O rato
Certo final de tarde , quando voltava para casa, após um dia de trabalho, lá na rua André Saraiva, onde morava na ocasião, vi um rato entrar numa casa, um "baita" rato cinza, e fiquei preocupado, tanto que o meu espírito de solidariedade falou mais alto , e parei em frente ao portão... A casa, daquelas antigas, onde uma longa entrada de carro terminava bem diante da sacada que antecedia a sala, e aonde os donos tinham vários vasos de plantas..., e o rato ficou bem por ali, circulando... Fiquei indeciso, parado no portão, naquela de aviso ou não aviso, e depois...se abrissem a porta da sala, e o "Jerry" resolvesse entrar ? Seria pior, e o meu dever " cívico" já me acusava de traidor, se houvesse negligência, então..." à cidadania", a bendita cidadania me empurrava para a ação , e toquei a campainha ...

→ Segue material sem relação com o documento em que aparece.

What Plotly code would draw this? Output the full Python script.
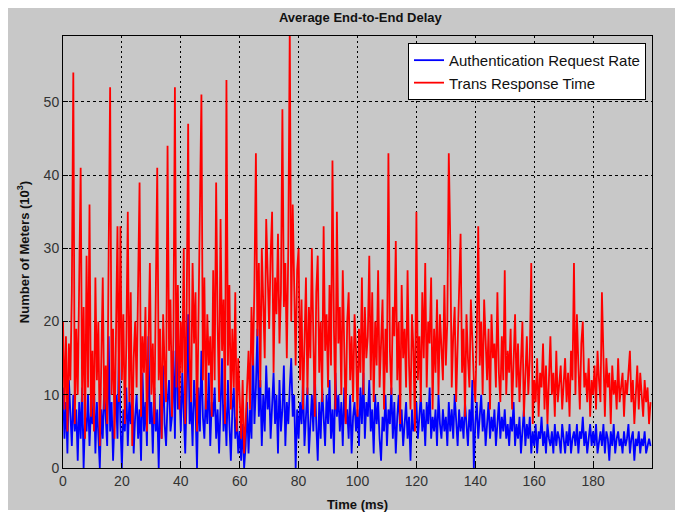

Meu Deus ! saiu um velho de pijama e pantufas, na tal sacadinha das plantas, o pobre homem já arqueado pela força dos anos, apoiado a uma bengala, mal conseguia me ver , e senti que a situação se complicara além do que poderia imaginar, então ele me perguntou com a voz trêmula ..." O que deseja , meu filho ?" Nisso o nosso amiguinho cinzento saiu de atrás de um dos vasos, e ficou bem no meio das pernas do senhor...e a minha voz mal conseguia sair , a boca entre-aberta e o dedo apontando para baixo..." - É que tem um rato no meio das suas pernas. A frase saiu de uma golfada , sem "anestesia" , a seco ! Gostaria que tivesse sido de outra forma, preparando o terreno com psicologia, do tipo ; " O senhor gosta de ratos" ? , " isto é uma pesquisa..." algo assim, mas não deu !
Pobre homem ! Quando ele olhou para baixo, no meio das pantufas, lá estava...e o rato olhou para ele, e ele para o rato, por um décimo de segundo, e a dança começou, um espetáculo digno de municipal, o homem deu um pulo duplo com as pernas pra cima, a bengala batia em tudo menos no rato, que dançava entre as plantas, e ele gritava com a boca sem dentes, sons indecifráveis, um "show"...
Diante daquilo tudo, acabei saindo de cena, meio assustado e agora , mais relaxado, morrendo de vontade de rir, pois o filme se passava pela retina, e com aquela culpazinha de leve, de menino aprontão.
Juro, isto aconteceu de verdade , faz parte do meu diário de bordo.